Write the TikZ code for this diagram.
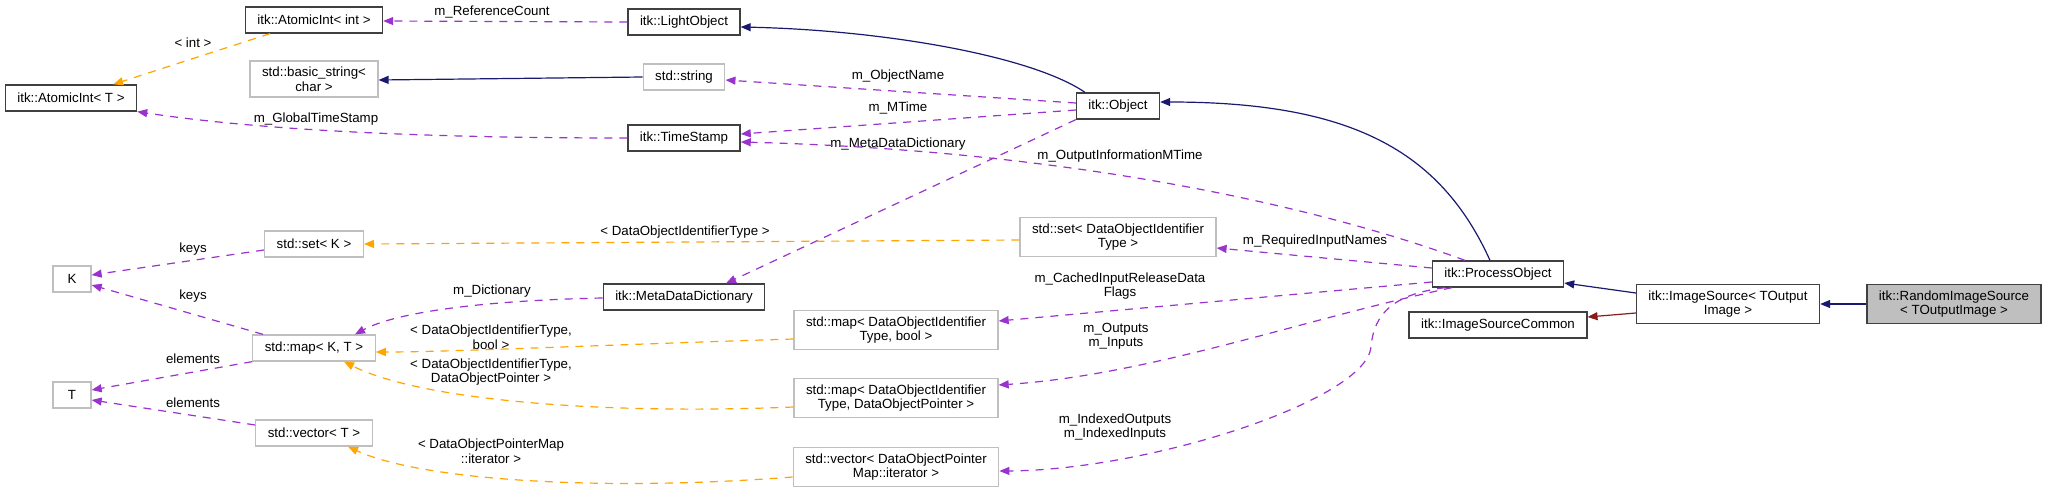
\documentclass[tikz,border=0pt]{standalone}
\usepackage{fontspec}
\setmainfont{Liberation Sans}
\usetikzlibrary{arrows.meta}

\definecolor{memberpurple}{RGB}{154,50,205}
\definecolor{tplorange}{RGB}{255,165,0}
\definecolor{inhnavy}{RGB}{25,25,112}
\definecolor{privred}{RGB}{139,26,26}
\definecolor{extgrey}{RGB}{191,191,191}

\tikzset{
  cls/.style={draw=black!75,line width=1.3pt,fill=white,align=center,font=\fontsize{13.3}{14.5}\selectfont,inner xsep=12pt,inner ysep=6pt,minimum height=26pt,minimum width=38pt},
  ext/.style={cls,draw=extgrey},
  cur/.style={cls,fill=extgrey},
  lbl/.style={align=center,font=\fontsize{13.3}{14.5}\selectfont,inner sep=0pt},
  mem/.style={->,draw=memberpurple,line width=1.2pt,dash pattern=on 8pt off 7pt},
  tpl/.style={mem,draw=tplorange},
  inh/.style={->,draw=inhnavy,line width=1.2pt},
  priv/.style={inh,draw=privred}
}

\begin{document}
\begin{tikzpicture}[x=1pt,y=-1pt,>={Triangle[length=10pt,width=8pt]}]
\useasboundingbox (0,0) rectangle (2045,493);
% classes
\node[cls] (aiInt) at (314,20) {itk::AtomicInt< int >};
\node[cls] (lightObj) at (684,22) {itk::LightObject};
\node[cls] (aiT) at (71,98) {itk::AtomicInt< T >};
\node[ext] (basicStr) at (314,79) {std::basic\_string<\\char >};
\node[ext] (stdStr) at (684,77) {std::string};
\node[cls] (object) at (1118,106) {itk::Object};
\node[cls] (timeStamp) at (684,138) {itk::TimeStamp};
\node[ext] (setK) at (314,244) {std::set< K >};
\node[ext] (keyK) at (72,279) {K};
\node[cls] (mdd) at (684,297) {itk::MetaDataDictionary};
\node[ext] (setId) at (1118,237) {std::set< DataObjectIdentifier\\Type >};
\node[cls] (procObj) at (1498,274) {itk::ProcessObject};
\node[cls] (imgSrc) at (1728,304) {itk::ImageSource< TOutput\\Image >};
\node[cur] (randSrc) at (1954,304) {itk::RandomImageSource\\< TOutputImage >};
\node[cls] (imgCommon) at (1498,325) {itk::ImageSourceCommon};
\node[ext] (mapKT) at (314,348) {std::map< K, T >};
\node[ext] (mapIdBool) at (896,330) {std::map< DataObjectIdentifier\\Type, bool >};
\node[ext] (valT) at (72,395) {T};
\node[ext] (mapIdPtr) at (896,398) {std::map< DataObjectIdentifier\\Type, DataObjectPointer >};
\node[ext] (vecT) at (314,433) {std::vector< T >};
\node[ext] (vecIt) at (896,467) {std::vector< DataObjectPointer\\Map::iterator >};

% edge labels
\node[lbl] (lRefCount) at (492,12) {m\_ReferenceCount};
\node[lbl] (lInt) at (193,43) {< int >};
\node[lbl] (lGlobalTime) at (316,119) {m\_GlobalTimeStamp};
\node[lbl] (lObjName) at (898,76) {m\_ObjectName};
\node[lbl] (lMTime) at (898,108) {m\_MTime};
\node[lbl] (lMetaDict) at (898,144) {m\_MetaDataDictionary};
\node[lbl] (lOutInfo) at (1120,156) {m\_OutputInformationMTime};
\node[lbl] (lIdType) at (685,232) {< DataObjectIdentifierType >};
\node[lbl] (lReqNames) at (1315,241) {m\_RequiredInputNames};
\node[lbl] (lKeysA) at (193,249) {keys};
\node[lbl] (lKeysB) at (193,296) {keys};
\node[lbl] (lDict) at (492,291) {m\_Dictionary};
\node[lbl] (lCached) at (1120,286) {m\_CachedInputReleaseData\\Flags};
\node[lbl] (lIdBool) at (491,337) {< DataObjectIdentifierType,\\bool >};
\node[lbl] (lInOut) at (1116,336) {m\_Outputs\\m\_Inputs};
\node[lbl] (lElemA) at (193,359) {elements};
\node[lbl] (lElemB) at (193,403) {elements};
\node[lbl] (lIdPtr) at (491,372) {< DataObjectIdentifierType,\\DataObjectPointer >};
\node[lbl] (lIndexed) at (1115,427) {m\_IndexedOutputs\\m\_IndexedInputs};
\node[lbl] (lIter) at (491,451) {< DataObjectPointerMap\\::iterator >};

% inheritance
\draw[inh] (stdStr.west) -- ([yshift=-1pt]basicStr.east);
\draw[inh] ([xshift=-33pt]object.north) .. controls (1030,55) and (880,30) .. ([yshift=-5pt]lightObj.east);
\draw[inh] ([xshift=-8pt]procObj.north) .. controls (1440,150) and (1350,102) .. ([yshift=4pt]object.east);
\draw[inh] ([yshift=11pt]imgSrc.west) -- ([yshift=-9pt]procObj.east);
\draw[priv] ([yshift=-9pt]imgSrc.west) -- ([yshift=8pt]imgCommon.east);
\draw[inh] (randSrc.west) -- (imgSrc.east);

% members
\draw[mem] (lightObj.west) -- ([yshift=-1pt]aiInt.east);
\draw[mem] (timeStamp.west) .. controls (420,138) and (260,130) .. (aiT.south east);
\draw[mem] ([yshift=3pt]object.west) -- ([yshift=-3pt]stdStr.east);
\draw[mem] ([yshift=-4pt]object.west) -- ([yshift=4pt]timeStamp.east);
\draw[mem] (object.south west) -- ([xshift=42pt]mdd.north);
\draw[mem] ([xshift=-33pt]procObj.north) .. controls (1300,200) and (1050,150) .. ([yshift=-4pt]timeStamp.east);
\draw[mem] ([yshift=6pt]procObj.west) -- ([yshift=-11pt]setId.east);
\draw[mem] ([yshift=-8pt]procObj.west) -- ([yshift=9pt]mapIdBool.east);
\draw[mem] ([xshift=-46pt]procObj.south) .. controls (1300,320) and (1150,375) .. ([yshift=13pt]mapIdPtr.east);
\draw[mem] ([xshift=-53pt]procObj.south) .. controls (1395,294) and (1374,312) .. (1371,347)
  .. controls (1366,400) and (1150,470) .. ([yshift=-4pt]vecIt.east);
\draw[mem] ([yshift=-6pt]setK.west) -- ([yshift=4pt]keyK.east);
\draw[mem] ([xshift=-51pt]mapKT.north) -- ([yshift=-6pt]keyK.east);
\draw[mem] (mapKT.south west) -- ([yshift=5pt]valT.east);
\draw[mem] ([yshift=8pt]vecT.west) -- ([yshift=-5pt]valT.east);
\draw[mem] ([yshift=-1pt]mdd.west) .. controls (500,300) and (400,310) .. ([xshift=41pt]mapKT.north);

% template instances
\draw[tpl] ([xshift=-44pt]aiInt.south) -- ([xshift=-24pt]aiT.north east);
\draw[tpl] ([yshift=-3pt]setId.west) -- (setK.east);
\draw[tpl] ([yshift=-9pt]mapIdBool.west) .. controls (600,345) and (450,352) .. ([yshift=-4pt]mapKT.east);
\draw[tpl] ([yshift=-9pt]mapIdPtr.west) .. controls (600,415) and (420,400) .. ([xshift=30pt]mapKT.south);
\draw[tpl] ([yshift=-10pt]vecIt.west) .. controls (600,492) and (420,480) .. ([xshift=34pt]vecT.south);
\end{tikzpicture}
\end{document}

★ ★ ★ ★

Omit any images, then output the listing exactly.

Write the TikZ code for this diagram.
\documentclass[tikz,border=0pt]{standalone}
\usepackage{fontspec}
\setmainfont{Liberation Sans}
\usetikzlibrary{arrows.meta}

\definecolor{memberpurple}{RGB}{154,50,205}
\definecolor{tplorange}{RGB}{255,165,0}
\definecolor{inhnavy}{RGB}{25,25,112}
\definecolor{privred}{RGB}{139,26,26}
\definecolor{extgrey}{RGB}{191,191,191}

\tikzset{
  cls/.style={draw=black!75,line width=1.3pt,fill=white,align=center,font=\fontsize{13.3}{14.5}\selectfont,inner xsep=12pt,inner ysep=6pt,minimum height=26pt,minimum width=38pt},
  ext/.style={cls,draw=extgrey},
  cur/.style={cls,fill=extgrey},
  lbl/.style={align=center,font=\fontsize{13.3}{14.5}\selectfont,inner sep=0pt},
  mem/.style={->,draw=memberpurple,line width=1.2pt,dash pattern=on 8pt off 7pt},
  tpl/.style={mem,draw=tplorange},
  inh/.style={->,draw=inhnavy,line width=1.2pt},
  priv/.style={inh,draw=privred}
}

\begin{document}
\begin{tikzpicture}[x=1pt,y=-1pt,>={Triangle[length=10pt,width=8pt]}]
\useasboundingbox (0,0) rectangle (2045,493);
% classes
\node[cls] (aiInt) at (314,20) {itk::AtomicInt< int >};
\node[cls] (lightObj) at (684,22) {itk::LightObject};
\node[cls] (aiT) at (71,98) {itk::AtomicInt< T >};
\node[ext] (basicStr) at (314,79) {std::basic\_string<\\char >};
\node[ext] (stdStr) at (684,77) {std::string};
\node[cls] (object) at (1118,106) {itk::Object};
\node[cls] (timeStamp) at (684,138) {itk::TimeStamp};
\node[ext] (setK) at (314,244) {std::set< K >};
\node[ext] (keyK) at (72,279) {K};
\node[cls] (mdd) at (684,297) {itk::MetaDataDictionary};
\node[ext] (setId) at (1118,237) {std::set< DataObjectIdentifier\\Type >};
\node[cls] (procObj) at (1498,274) {itk::ProcessObject};
\node[cls] (imgSrc) at (1728,304) {itk::ImageSource< TOutput\\Image >};
\node[cur] (randSrc) at (1954,304) {itk::RandomImageSource\\< TOutputImage >};
\node[cls] (imgCommon) at (1498,325) {itk::ImageSourceCommon};
\node[ext] (mapKT) at (314,348) {std::map< K, T >};
\node[ext] (mapIdBool) at (896,330) {std::map< DataObjectIdentifier\\Type, bool >};
\node[ext] (valT) at (72,395) {T};
\node[ext] (mapIdPtr) at (896,398) {std::map< DataObjectIdentifier\\Type, DataObjectPointer >};
\node[ext] (vecT) at (314,433) {std::vector< T >};
\node[ext] (vecIt) at (896,467) {std::vector< DataObjectPointer\\Map::iterator >};

% edge labels
\node[lbl] (lRefCount) at (492,12) {m\_ReferenceCount};
\node[lbl] (lInt) at (193,43) {< int >};
\node[lbl] (lGlobalTime) at (316,119) {m\_GlobalTimeStamp};
\node[lbl] (lObjName) at (898,76) {m\_ObjectName};
\node[lbl] (lMTime) at (898,108) {m\_MTime};
\node[lbl] (lMetaDict) at (898,144) {m\_MetaDataDictionary};
\node[lbl] (lOutInfo) at (1120,156) {m\_OutputInformationMTime};
\node[lbl] (lIdType) at (685,232) {< DataObjectIdentifierType >};
\node[lbl] (lReqNames) at (1315,241) {m\_RequiredInputNames};
\node[lbl] (lKeysA) at (193,249) {keys};
\node[lbl] (lKeysB) at (193,296) {keys};
\node[lbl] (lDict) at (492,291) {m\_Dictionary};
\node[lbl] (lCached) at (1120,286) {m\_CachedInputReleaseData\\Flags};
\node[lbl] (lIdBool) at (491,337) {< DataObjectIdentifierType,\\bool >};
\node[lbl] (lInOut) at (1116,336) {m\_Outputs\\m\_Inputs};
\node[lbl] (lElemA) at (193,359) {elements};
\node[lbl] (lElemB) at (193,403) {elements};
\node[lbl] (lIdPtr) at (491,372) {< DataObjectIdentifierType,\\DataObjectPointer >};
\node[lbl] (lIndexed) at (1115,427) {m\_IndexedOutputs\\m\_IndexedInputs};
\node[lbl] (lIter) at (491,451) {< DataObjectPointerMap\\::iterator >};

% inheritance
\draw[inh] (stdStr.west) -- ([yshift=-1pt]basicStr.east);
\draw[inh] ([xshift=-33pt]object.north) .. controls (1030,55) and (880,30) .. ([yshift=-5pt]lightObj.east);
\draw[inh] ([xshift=-8pt]procObj.north) .. controls (1440,150) and (1350,102) .. ([yshift=4pt]object.east);
\draw[inh] ([yshift=11pt]imgSrc.west) -- ([yshift=-9pt]procObj.east);
\draw[priv] ([yshift=-9pt]imgSrc.west) -- ([yshift=8pt]imgCommon.east);
\draw[inh] (randSrc.west) -- (imgSrc.east);

% members
\draw[mem] (lightObj.west) -- ([yshift=-1pt]aiInt.east);
\draw[mem] (timeStamp.west) .. controls (420,138) and (260,130) .. (aiT.south east);
\draw[mem] ([yshift=3pt]object.west) -- ([yshift=-3pt]stdStr.east);
\draw[mem] ([yshift=-4pt]object.west) -- ([yshift=4pt]timeStamp.east);
\draw[mem] (object.south west) -- ([xshift=42pt]mdd.north);
\draw[mem] ([xshift=-33pt]procObj.north) .. controls (1300,200) and (1050,150) .. ([yshift=-4pt]timeStamp.east);
\draw[mem] ([yshift=6pt]procObj.west) -- ([yshift=-11pt]setId.east);
\draw[mem] ([yshift=-8pt]procObj.west) -- ([yshift=9pt]mapIdBool.east);
\draw[mem] ([xshift=-46pt]procObj.south) .. controls (1300,320) and (1150,375) .. ([yshift=13pt]mapIdPtr.east);
\draw[mem] ([xshift=-53pt]procObj.south) .. controls (1395,294) and (1374,312) .. (1371,347)
  .. controls (1366,400) and (1150,470) .. ([yshift=-4pt]vecIt.east);
\draw[mem] ([yshift=-6pt]setK.west) -- ([yshift=4pt]keyK.east);
\draw[mem] ([xshift=-51pt]mapKT.north) -- ([yshift=-6pt]keyK.east);
\draw[mem] (mapKT.south west) -- ([yshift=5pt]valT.east);
\draw[mem] ([yshift=8pt]vecT.west) -- ([yshift=-5pt]valT.east);
\draw[mem] ([yshift=-1pt]mdd.west) .. controls (500,300) and (400,310) .. ([xshift=41pt]mapKT.north);

% template instances
\draw[tpl] ([xshift=-44pt]aiInt.south) -- ([xshift=-24pt]aiT.north east);
\draw[tpl] ([yshift=-3pt]setId.west) -- (setK.east);
\draw[tpl] ([yshift=-9pt]mapIdBool.west) .. controls (600,345) and (450,352) .. ([yshift=-4pt]mapKT.east);
\draw[tpl] ([yshift=-9pt]mapIdPtr.west) .. controls (600,415) and (420,400) .. ([xshift=30pt]mapKT.south);
\draw[tpl] ([yshift=-10pt]vecIt.west) .. controls (600,492) and (420,480) .. ([xshift=34pt]vecT.south);
\end{tikzpicture}
\end{document}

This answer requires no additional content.